» Au-delà du bug électronique, un bug représentatif « 

Le couac technologique des élections était-il inévitable ? Qui est responsable ? Peut-on revenir au vote papier ? La controverse risque-t-elle de se communautariser ? L’avis d’une experte.

Le Vif/L’Express : Le bug de ces élections sonne-t-il le glas du vote électronique en Belgique ?

Anne-Emmanuelle Bourgaux, professeur à l’ULB et à l’U-Mons : C’est vrai que, du côté francophone, beaucoup de voix politiques ont remis en cause le vote électronique de manière virulente, dès le soir du 25 mai. Cette virulence s’explique aussi par le fait que le bug a porté sur le dépouillement et surtout sur le comptage des voix de préférence. Or quoi de plus important pour un candidat que les voix de préférence ? Mais si, après ce scrutin, les francophones s’accordent pour abandonner le vote électronique, ils se heurteront, au niveau fédéral, aux Flamands qui restent très convaincus par le système automatisé.

Le système flamand, plus moderne, est-il plus fiable ?

S’il a bien fonctionné en 2014, il ne faut pas le porter aux nues pour autant. Il a posé pas mal de problèmes lors des élections de 2012, notamment au niveau de la sensibilité des écrans.
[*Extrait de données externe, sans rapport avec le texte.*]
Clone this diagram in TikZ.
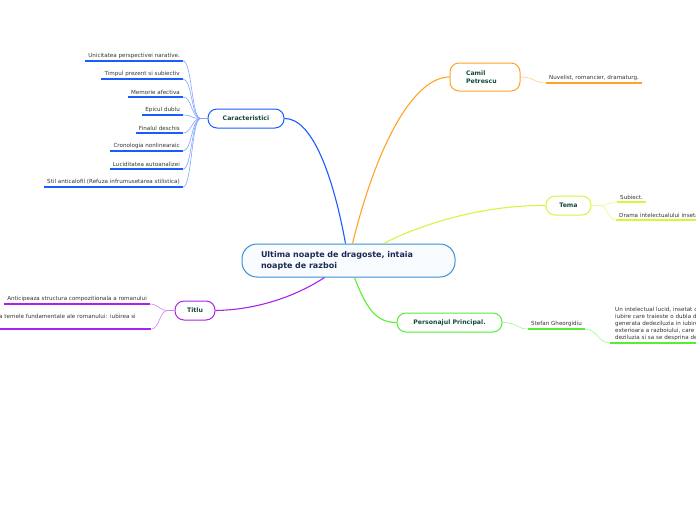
\documentclass[tikz,border=0pt]{standalone}
\usepackage{fontspec}
\setmainfont{DejaVu Sans}
\usepackage{xcolor}
\usepackage{tikz}
\usetikzlibrary{positioning}
\definecolor{mmblue}{RGB}{26,92,255}
\definecolor{mmorange}{RGB}{255,163,38}
\definecolor{mmyellow}{RGB}{214,245,60}
\definecolor{mmgreen}{RGB}{85,238,51}
\definecolor{mmpurple}{RGB}{170,34,238}
\definecolor{mmroot}{RGB}{59,143,214}
\definecolor{mmtext}{RGB}{22,74,58}
\definecolor{mmnavy}{RGB}{27,43,85}
\tikzset{
  root/.style={draw=mmroot, line width=1pt, fill=mmroot!3, rounded corners=15pt, minimum height=33pt, text width=175pt, inner xsep=19pt, align=left, font=\fontsize{8}{11}\selectfont\bfseries, text=mmnavy},
  topic/.style={draw=#1, line width=1pt, fill=white, rounded corners=9pt, minimum height=19pt, inner sep=0pt, font=\fontsize{6.2}{8.5}\selectfont\bfseries, text=mmtext},
  leaf/.style={font=\fontsize{5.6}{7}\selectfont, text=black!80, inner xsep=3pt, inner ysep=2.5pt},
  link/.style={#1, line width=1.1pt},
  sub/.style={#1!55, line width=0.6pt},
  uline/.style={#1, line width=1.5pt},
}
\begin{document}
\begin{tikzpicture}[x=1pt,y=-1pt]
  \useasboundingbox (0,0) rectangle (696,520);
  \clip (0,0) rectangle (696,520);
  % central idea and main branches
  \node[root] (root) at (348.5,260.5) {Ultima noapte de dragoste, intaia noapte de razboi};
  \node[topic=mmblue, minimum width=76pt] (car) at (246,118.5) {Caracteristici};
  \node[topic=mmorange, minimum width=70pt, minimum height=28pt, text width=38pt, inner xsep=16pt, align=left] (camil) at (485,77) {Camil\\Petrescu};
  \node[topic=mmyellow, minimum width=45pt] (tema) at (568.5,205.5) {Tema};
  \node[topic=mmgreen, minimum width=105pt] (pers) at (449.5,322.5) {Personajul Principal.};
  \node[topic=mmpurple, minimum width=40pt] (titlu) at (195,310.5) {Titlu};
  \draw[link=mmblue] ([xshift=-3pt]root.north) .. controls (333,175) and (312,118) .. (car.east);
  \draw[link=mmorange] ([xshift=4pt]root.north) .. controls (378,140) and (415,77) .. (camil.west);
  \draw[link=mmyellow] ([xshift=35pt]root.north) .. controls (430,220) and (490,205) .. (tema.west);
  \draw[link=mmgreen] ([xshift=6pt]root.south) .. controls (365,305) and (375,323) .. (pers.west);
  \draw[link=mmpurple] ([xshift=-24pt]root.south) .. controls (290,300) and (250,310) .. (titlu.east);
  % Caracteristici
  \foreach \t [count=\i] in {Unicitatea perspectivei narative., Timpul prezent si subiectiv, Memorie afectiva, Epicul dublu, Finalul deschis, Cronologia nonlinearaic, Luciditatea autoanalizei, Stil anticalofil (Refuza infrumusetarea stilistica)} {
    \node[leaf, anchor=south east] (car\i) at (183,43+18*\i) {\t};
    \draw[uline=mmblue] (car\i.south west) -- (car\i.south east);
    \draw[sub=mmblue] (car.west) -- ++(-7,0) .. controls +(-9,0) and +(9,0) .. (car\i.south east);
  }
  % Camil Petrescu
  \node[leaf, anchor=south west] (nuv) at (546,83) {Nuvelist, romancier, dramaturg.};
  \draw[uline=mmorange] (nuv.south west) -- (nuv.south east);
  \draw[sub=mmorange] (camil.east) .. controls +(14,0) and +(-12,0) .. (nuv.south west);
  % Tema
  \node[leaf, anchor=south west] (subj) at (617,202) {Subiect.};
  \node[leaf, anchor=south west, text width=84pt, align=left] (drama) at (616,220) {Drama intelectualului insetat};
  \draw[uline=mmyellow] (subj.south west) -- (subj.south east);
  \draw[uline=mmyellow] (drama.south west) -- (drama.south east);
  \draw[sub=mmyellow] (tema.east) -- ++(8,0) .. controls +(8,0) and +(-8,0) .. (subj.south west);
  \draw[sub=mmyellow] (tema.east) -- ++(8,0) .. controls +(8,0) and +(-8,0) .. (drama.south west);
  % Personajul principal
  \node[leaf, anchor=south west] (stef) at (528,329) {Stefan Gheorgidiu};
  \node[leaf, anchor=south west, text width=90pt, align=left, inner xsep=5pt] (desc) at (610,343)
    {Un intelectual lucid, insetat d\\iubire care traieste o dubla d\\generata dedeziluzia in iubire\\exterioara a razboiului, care i\\deziluzia si sa se desprina de};
  \draw[uline=mmgreen] (stef.south west) -- (stef.south east);
  \draw[uline=mmgreen] (desc.south west) -- (desc.south east);
  \draw[sub=mmgreen] (pers.east) .. controls +(16,0) and +(-12,0) .. (stef.south west);
  \draw[sub=mmgreen] (stef.south east) .. controls +(12,0) and +(-12,0) .. (desc.south west);
  % Titlu
  \node[leaf, anchor=south east] (ant) at (150,304) {Anticipeaza structura compozitionala a romanului};
  \node[leaf, anchor=south west, text width=149pt, align=left, text depth=8pt] (tem) at (-4,329) {a temele fundamentale ale romanului: iubirea si};
  \draw[uline=mmpurple] (ant.south west) -- (ant.south east);
  \draw[uline=mmpurple] (tem.south west) -- (tem.south east);
  \draw[sub=mmpurple] (titlu.west) -- ++(-7,0) .. controls +(-8,0) and +(8,0) .. (ant.south east);
  \draw[sub=mmpurple] (titlu.west) -- ++(-7,0) .. controls +(-8,0) and +(8,0) .. (tem.south east);
\end{tikzpicture}
\end{document}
Le système flamand, qui permet à l’électeur de recevoir une preuve papier de son vote, suppose aussi davantage de matériel électronique, comme les imprimantes, donc davantage de risques de bug.

Ici, c’est à Bruxelles et en Wallonie que cela a coincé. La problématique du vote électronique pourrait-elle se communautariser ?

C’est déjà fait ! Il suffit de regarder la carte des bureaux de vote électronique. Ils se trouvent majoritairement en Flandre, où ils sont équipés du nouveau système. En Wallonie et à Bruxelles, la controverse a fait qu’on n’a pas investi dans un nouveau système, sauf dans deux communes bruxelloises. Mais on n’y a pas non plus abandonné le vote électronique. On a choisi la pire des solutions : continuer avec du matériel et des logiciels qui datent de 1994 et de 1998. Ce système qui a dysfonctionné le 25 mai a été déclaré, dès 2007, incompatible avec les normes du droit international par l’étude be-voting qui réunissait la plupart des universités du pays… Or on n’a rien changé.

Pourquoi ?

Au-delà du bug électronique, il y a un bug représentatif. Les gouvernements fédéraux puis régionaux successifs ont toujours traité ce dossier dans l’urgence des élections, fréquentes en Belgique, tout en permettant la mainmise des firmes privées. Et les choix technologiques ont été arbitrés en dehors des parlements.

N’y a-t-il pas aussi une responsabilité des sociétés d’audit, comme PricewaterhouseCoopers, qui ont avalisé les logiciels pour le gouvernement ?

Absolument. Il faut d’ailleurs dénoncer, ici, une situation absurde. On a donc prévu qu’un tiers indépendant, à savoir une société d’audit, contrôle les sociétés privées avec lesquelles le gouvernement sous-traite pour le vote électronique. Mais, pour faire des économies de bouts de chandelle, le coût de l’intervention de la société d’audit est supporté par la firme qui fournit le logiciel. Le contrôleur est donc rétribué par le contrôlé. Cela pose, à l’évidence, un problème d’indépendance et d’effectivité du contrôle, que les collèges d’experts, chargés de surveiller le déroulement du vote électronique, ont déjà soulevé dans leurs rapports avec des exemples concrets.

Le ministère de l’Intérieur avait-il suffisamment préparé le terrain pour le vote électronique ?

Apparemment pas. Il y a eu un manque de précaution. Un constat suffit : les arrêtés ministériels, qui ont agréé les applications informatiques ayant dysfonctionné le jour des élections, ont été publiés le 19 mai, soit cinq jours avant le scrutin. D’habitude, ces arrêtés sont publiés fort tard, mais jamais aussi tard que cette fois-ci. Cela sent la précipitation.

Chercheuse au Centre de droit public de l’ULB, Anne-Emmanuelle Bourgaux s’intéresse depuis longtemps au thème du vote électronique.